Jeremiah and Ezekiel witnessed the destruction of the Temple and they agonized over the prosperity of the wicked and the suffering of the righteous. Here lies the tension between the divine sense of fair play and justice of the collective verses the concern of the individual. The dilemma is sharpened when one considers the disposition of our holy writings which taught that the individual played a significant role in the religious thought of the nation. Thus, the people might prosper but an individual may suffer. The conviction that justice would prevail in the life of every man was the foundation of the psalmists (ps.25:12, 13); or another psalm which we read at the conclusion of the benediction over a meal “I have been young now I am old; yet I have not seen a righteous man forsaken…” (Ps 30:4, 5)

The book of Job is concerned precisely with this problem: pitting Job on the side of the individual and the lack of fairness verses Eliphaz, Bildad, and Zophar who believe that children without guilt are expiating the sins of their fathers. Herein lays the dilemma and why on Tisha B’av we have an obligation to not only mourn the destruction of the Temple but also to process the idea of collective retribution and how it fits in to our theological construct. In the final chapters of Job it is noteworthy that God never charges Job with any sin, nor does He try to explain his suffering. Suffering of the innocent is a reality. This conclusion doesn’t sit well with Job nor should it with us.

Job denounces his friends for defending God in the interest of their orthodox teachings and at the expense of Job’s emotional needs. Job is so angry that he believes tat if he had the right arbiter he could be vindicated before God. Ironically, in the end Job becomes that arbiter who intercedes on behalf of his friends. The message we learn is that for one to establish a personal relationship with God one has to confront God. God favored Job’s confrontation more than He did the complacency of his friends.

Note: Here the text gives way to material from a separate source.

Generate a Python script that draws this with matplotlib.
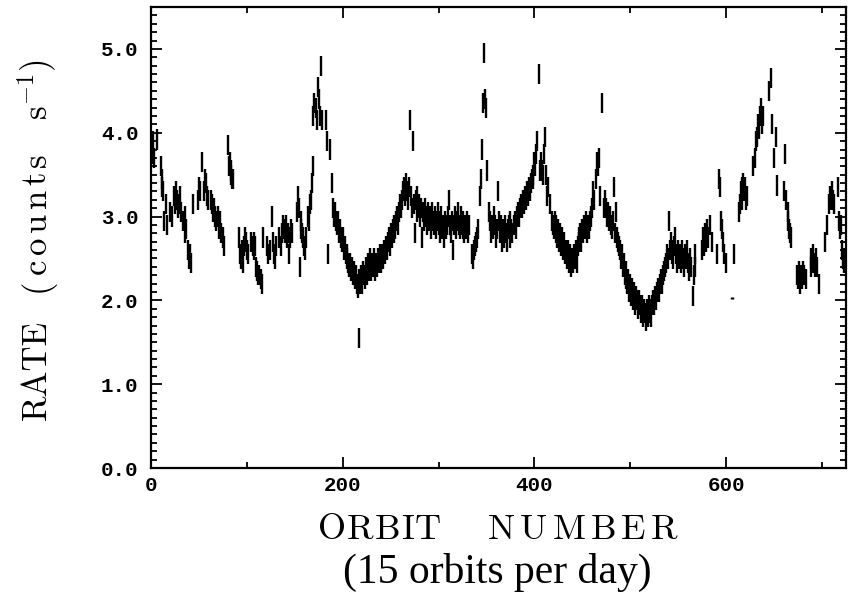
import numpy as np
import matplotlib
matplotlib.use('Agg')
from matplotlib import pyplot as plt
from matplotlib.ticker import MultipleLocator, FormatStrFormatter

# (orbit, rate), one list per stretch of data
seg_a = [(0, 3.85), (1, 3.75), (2, 3.9), (3, 3.7), (6, 3.92), (10, 3.6), (11, 3.45), (12, 3.35),
         (13, 3.3), (14, 2.95), (16, 3.15), (17, 2.9), (20, 3.05), (22, 3.0), (24, 3.25), (25, 3.15),
         (26, 3.3), (27, 3.2), (28, 3.1), (29, 3.15), (30, 3.25), (31, 3.05), (33, 2.95), (35, 3.0),
         (36, 2.8), (37, 2.85), (39, 2.6), (40, 2.5), (41, 2.55), (42, 2.45), (44, 3.15), (49, 3.2),
         (50, 3.35), (51, 3.3), (53, 3.65), (55, 3.3), (56, 3.45), (57, 3.4), (58, 3.25), (59, 3.2)]
seg_b = [(63, 3.2), (64, 3.15), (65, 3.05), (66, 3.1), (67, 3.0), (68, 2.95), (70, 3.0), (71, 2.85),
         (72, 2.95), (73, 2.8), (75, 2.75), (76, 2.65)]
seg_c = [(80, 3.85), (81, 3.6), (82, 3.65), (83, 3.55), (84, 3.5), (85, 3.45), (86, 3.45)]
seg_d = [(92, 2.75), (93, 2.55), (94, 2.5), (95, 2.6), (96, 2.45), (97, 2.65), (98, 2.75), (99, 2.7),
         (100, 2.6), (101, 2.55), (104, 2.7), (106, 2.65), (107, 2.7), (108, 2.6), (109, 2.65),
         (110, 2.4), (111, 2.35), (112, 2.3), (113, 2.3), (115, 2.25), (116, 2.2), (117, 2.75),
         (121, 2.65), (122, 2.55), (124, 2.6), (126, 3.0), (127, 2.7), (128, 2.55), (129, 2.5), (130, 2.65)]
seg_e = [(134, 2.75), (136, 2.65), (137, 2.8), (138, 2.9), (139, 2.85), (140, 2.8), (141, 2.9),
         (142, 2.75), (143, 2.8), (144, 2.55), (145, 2.75), (146, 2.85), (147, 2.8), (152, 3.05),
         (153, 3.25), (154, 3.1), (155, 2.4), (156, 2.95), (157, 2.85), (158, 2.8), (159, 2.75),
         (160, 2.65), (161, 2.6), (162, 2.75), (164, 3.0), (165, 2.95), (166, 3.15), (167, 3.2),
         (168, 3.4), (169, 3.6)]
seg_f = [(169.5, 4.2), (170.5, 4.35), (172, 4.3), (173, 4.15), (174, 4.55), (175, 4.4), (176, 4.2),
         (177, 4.8), (178, 4.15), (183, 4.15), (184, 3.9), (185, 2.55), (187, 3.8), (189, 3.4)]
seg_g = [(190, 3.1), (191, 3.0), (192, 3.05), (193, 2.95), (194, 2.9), (195, 2.95), (196, 2.8),
         (197, 2.85), (198, 2.75), (199, 2.7), (200, 2.75), (201, 2.6), (202, 2.65), (203, 2.55),
         (204, 2.5), (205, 2.55), (206, 2.45), (207, 2.4), (208, 2.45), (209, 2.35), (210, 2.4),
         (211, 2.3), (212, 2.35), (213, 2.25), (214, 2.3), (215, 2.2), (216, 2.15), (216.5, 1.55),
         (217, 2.25), (218, 2.2), (219, 2.3), (220, 2.2), (221, 2.35), (222, 2.3), (223, 2.25),
         (224, 2.4), (225, 2.3), (226, 2.45), (227, 2.35), (228, 2.4), (229, 2.5), (230, 2.35),
         (231, 2.45), (232, 2.4), (233, 2.5), (234, 2.35), (235, 2.45), (236, 2.4), (237, 2.5),
         (238, 2.45), (239, 2.55), (240, 2.45), (241, 2.55), (242, 2.5), (243, 2.6), (244, 2.55),
         (245, 2.65), (246, 2.6), (247, 2.7), (248, 2.75), (249, 2.65), (250, 2.8), (251, 2.75),
         (252, 2.85), (253, 2.8), (254, 2.9), (255, 2.85), (256, 2.95), (257, 3.0), (258, 2.9),
         (259, 3.05), (260, 3.15), (261, 3.1), (262, 3.2), (263, 3.3), (264, 3.35), (265, 3.25),
         (266, 3.4), (267, 3.3), (268, 3.2), (269, 3.35), (270, 4.15), (271, 3.25), (272, 3.1),
         (273, 3.9), (274, 3.15), (275, 2.8), (276, 3.2), (277, 3.05), (278, 3.25), (279, 3.1), (280, 3.15)]
seg_h = [(281, 3.0), (282, 3.1), (283, 2.75), (284, 3.05), (285, 2.95), (286, 3.1), (287, 3.0),
         (288, 2.9), (289, 3.05), (290, 2.95), (291, 3.0), (292, 2.85), (293, 3.05), (294, 2.95),
         (295, 2.9), (296, 3.0), (297, 2.85), (298, 2.95), (299, 3.05), (300, 2.9), (301, 2.8),
         (302, 2.95), (303, 3.0), (304, 2.85), (305, 2.9), (306, 2.75), (307, 2.95), (308, 2.85),
         (309, 2.9), (310, 3.0), (311, 3.2), (312, 2.9), (313, 2.8), (314, 2.95), (315, 2.6),
         (316, 2.9), (317, 3.0), (318, 2.85), (319, 2.95), (320, 3.05), (321, 2.9), (322, 2.85),
         (323, 3.0), (324, 2.9), (325, 2.85), (326, 2.95), (327, 2.8), (328, 2.9), (329, 2.85),
         (330, 2.95), (331, 2.8), (332, 2.9), (335, 2.55), (336, 2.5), (337, 2.6), (338, 2.65),
         (339, 2.7), (340, 2.75), (341, 2.85), (343, 3.25), (344, 3.45), (345, 3.8), (346, 4.35),
         (347, 4.95), (348, 4.4), (349, 4.3), (351, 3.55)]
seg_i = [(353, 3.05), (354, 2.95), (355, 2.8), (356, 2.9), (357, 2.85), (358, 3.0), (359, 2.9),
         (360, 2.75), (361, 2.85), (362, 3.3), (363, 2.95), (364, 2.8), (365, 2.9), (366, 2.7),
         (367, 2.85), (368, 2.75), (369, 2.9), (370, 2.8), (371, 2.7), (372, 2.85), (373, 2.9),
         (374, 2.75), (375, 2.95), (376, 2.85), (377, 2.8), (379, 2.9), (380, 2.95), (381, 2.85),
         (382, 3.0), (383, 3.05), (384, 3.0), (385, 3.1), (386, 3.15), (387, 3.1), (388, 3.2),
         (389, 3.15), (390, 3.25), (391, 3.2), (392, 3.3), (393, 3.25), (394, 3.35), (395, 3.3),
         (396, 3.4), (397, 3.45), (398, 3.5), (399, 3.45), (400, 3.65), (401, 3.6), (402, 3.75),
         (403, 3.9), (405, 4.7), (406, 3.55), (407, 3.65), (408, 3.55), (409, 3.5), (410, 3.75),
         (411, 3.95), (412, 3.5), (413, 3.25), (414, 3.35), (416, 3.15), (418, 2.95)]
seg_j = [(419, 2.9), (420, 2.85), (421, 2.95), (422, 2.8), (423, 2.9), (424, 2.75), (425, 2.85),
         (426, 2.7), (427, 2.8), (428, 2.65), (429, 2.75), (430, 2.6), (431, 2.7), (432, 2.55),
         (433, 2.6), (434, 2.5), (435, 2.6), (436, 2.45), (437, 2.55), (438, 2.4), (439, 2.5),
         (440, 2.45), (441, 2.55), (442, 2.5), (443, 2.6), (444, 2.45), (445, 2.65), (446, 2.7),
         (447, 2.75), (448, 2.8), (449, 2.7), (450, 2.85), (451, 2.8), (452, 2.9), (453, 2.85),
         (454, 2.95), (455, 2.8), (456, 2.9), (457, 2.85), (458, 2.95), (459, 3.0), (460, 3.1),
         (461, 3.3), (462, 3.2), (464, 3.45), (465, 3.65), (466, 3.6), (467, 3.7), (468, 3.25), (470, 4.35)]
seg_k = [(473, 3.1), (474, 3.2), (475, 3.1), (476, 3.0), (477, 3.05), (478, 2.95), (479, 3.0),
         (480, 2.9), (481, 2.85), (482, 2.95), (483, 3.35), (484, 2.8), (485, 3.05), (486, 2.75),
         (487, 2.7), (488, 2.65), (489, 2.6), (490, 2.5), (491, 2.55), (492, 2.4), (493, 2.45),
         (494, 2.3), (495, 2.35), (496, 2.25), (497, 2.2), (498, 2.25), (499, 2.1), (500, 2.2),
         (501, 2.05), (502, 2.15), (503, 2.0), (504, 2.1), (505, 1.95), (506, 2.05), (507, 2.0),
         (508, 1.9), (509, 2.0), (510, 1.95), (511, 1.85), (512, 1.95), (513, 1.8), (514, 1.9),
         (515, 1.85), (516, 1.75), (517, 1.9), (518, 1.8), (519, 1.95), (520, 1.85), (521, 1.9),
         (522, 1.8), (523, 1.95), (524, 2.0), (525, 1.95), (526, 2.05), (527, 2.0), (528, 2.1),
         (529, 2.15), (530, 2.1), (531, 2.2), (532, 2.25), (533, 2.2), (534, 2.3), (535, 2.35),
         (536, 2.4), (537, 2.45), (538, 2.55), (539, 2.5), (540, 2.95), (541, 2.6), (542, 2.7),
         (543, 2.55), (544, 2.6), (545, 2.5), (546, 2.65), (547, 2.75), (548, 2.55), (549, 2.45),
         (550, 2.6), (551, 2.5), (552, 2.55), (553, 2.45), (554, 2.6), (555, 2.5), (556, 2.4),
         (557, 2.55), (558, 2.5), (559, 2.6), (560, 2.45), (561, 2.35), (562, 2.5), (563, 2.4),
         (565, 2.05), (566, 2.3), (567, 2.55), (568, 2.4)]
seg_l = [(575, 2.6), (576, 2.75), (577, 2.65), (578, 2.8), (579, 2.7), (580, 2.85), (581, 2.75),
         (583, 2.9), (585, 2.7), (590, 2.55), (593, 3.45), (594, 3.35), (595, 2.95), (596, 2.85),
         (597, 2.7), (598, 2.55), (600, 2.45)]
seg_m = [(608, 2.55), (613, 3.05), (614, 3.15), (615, 3.3), (616, 3.2), (617, 3.35), (618, 3.4),
         (619, 3.3), (620, 3.35), (621, 3.2), (622, 3.25), (628, 3.6), (630, 3.7), (631, 3.9),
         (632, 3.95), (633, 4.1), (634, 4.05), (635, 4.2), (636, 4.3), (637, 4.1), (638, 4.2),
         (645, 4.5), (647, 4.65), (648, 4.1), (650, 3.7), (652, 3.95), (653, 3.37), (660, 3.3),
         (661, 3.75), (662, 3.2), (664, 3.05), (665, 2.95), (666, 2.85), (667, 2.8), (668, 2.75),
         (674, 2.3), (675, 2.25), (676, 2.35), (677, 2.2), (678, 2.3), (679, 2.25), (680, 2.35),
         (681, 2.3), (683, 2.25), (688, 2.4), (689, 2.5), (690, 2.45), (691, 2.55), (692, 2.45),
         (693, 2.4), (694, 2.5), (695, 2.4), (697, 2.2), (703, 2.7), (705, 2.9), (707, 3.15),
         (708, 3.25), (709, 3.2), (710, 3.3), (711, 3.2), (712, 3.15), (717, 3.35), (718, 2.95),
         (719, 2.85), (720, 2.9), (721, 2.6), (722, 2.5), (723, 2.45), (724, 2.5)]
# the one point near orbit 606 with a very short bar
odd_point = (606, 2.03)

rate_err = 0.12
odd_err = 0.015

pts = np.array(seg_a + seg_b + seg_c + seg_d + seg_e + seg_f + seg_g + seg_h +
               seg_i + seg_j + seg_k + seg_l + seg_m)
orbit = pts[:, 0]
rate = pts[:, 1]

plt.rcParams['mathtext.fontset'] = 'cm'

W, H = 850, 594
fig = plt.figure(figsize=(8.5, 5.94), dpi=100)
ax = fig.add_axes([0.1776, 0.2121, 0.8177, 0.7761])

ax.errorbar(orbit, rate, yerr=rate_err, fmt='none', ecolor='black', elinewidth=1.7, capsize=0)
ax.errorbar([odd_point[0]], [odd_point[1]], yerr=odd_err, fmt='none', ecolor='black',
            elinewidth=2.5, capsize=0)

ax.set_xlim(0, 725)
ax.set_ylim(0, 5.5)
ax.xaxis.set_major_locator(MultipleLocator(200))
ax.xaxis.set_minor_locator(MultipleLocator(100))
ax.yaxis.set_major_locator(MultipleLocator(1.0))
ax.yaxis.set_minor_locator(MultipleLocator(0.1))
ax.yaxis.set_major_formatter(FormatStrFormatter('%.1f'))

ax.tick_params(which='both', direction='in', top=True, right=True, width=1.3)
ax.tick_params(which='major', length=8)
ax.tick_params(which='minor', length=4)
ax.tick_params(axis='y', pad=9)
ax.tick_params(axis='x', pad=6)
for lab in ax.get_xticklabels() + ax.get_yticklabels():
    lab.set_family('Liberation Mono')
    lab.set_fontsize(15)
    lab.set_fontweight('bold')
for s in ax.spines.values():
    s.set_linewidth(1.6)

renderer = fig.canvas.get_renderer()


def spaced(s, x_px, y_px, gap, size, vertical=False):
    # draw a word letter by letter with extra tracking (pixel positions, y from top)
    pos = x_px if not vertical else H - y_px
    for ch in s:
        if vertical:
            t = fig.text(x_px / W, pos / H, ch, family='cmr10', fontsize=size,
                         rotation=90, ha='center', va='bottom')
            pos += t.get_window_extent(renderer).height + gap
        else:
            t = fig.text(pos / W, 1 - y_px / H, ch, family='cmr10', fontsize=size,
                         ha='left', va='baseline')
            pos += t.get_window_extent(renderer).width + gap


# axis titles
spaced('ORBIT', 318, 539, 1.0, 26)
spaced('NUMBER', 488, 539, 5.0, 26)
fig.text(0.585, 0.037, '(15 orbits per day)', family='Liberation Serif', fontsize=30,
         ha='center', va='center')
fig.text(0.0435, 0.377, 'RATE', family='cmr10', fontsize=25, rotation=90, ha='center', va='center')
spaced('(counts', 37, 292, 4.5, 25, vertical=True)
fig.text(37 / W, 1 - 120 / H, 's$^{-1}$)', family='cmr10', fontsize=25, rotation=90,
         ha='center', va='bottom')

fig.savefig('out.png', dpi=100)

Perhaps the lesson we must learn from Job is that while we may not be able to understand the workings of God and his cosmic plan we have an obligation of challenging and investigating to the best of our ability, rather than passively accept that which has been handed to us. Job understands that we can’t really get to the root of the beauty of existence, and but he refuses to abdicate the use of reason to ponder the tragedy of existence.

Job also teaches us that the sufferer has a right to be angry with God, but also to understand that there are many paradoxes to God which we can’t understand such as the dark side of God and on the other hand His everlasting goodness. Job’s probing into God’s cosmic plan, although incomprehensible to a mortal frees Job from the mechanical and blind submission to a greater freedom where he can challenge God even in anger and in so doing forge a personal relationship with Him. Ought we not attempt at doing the same?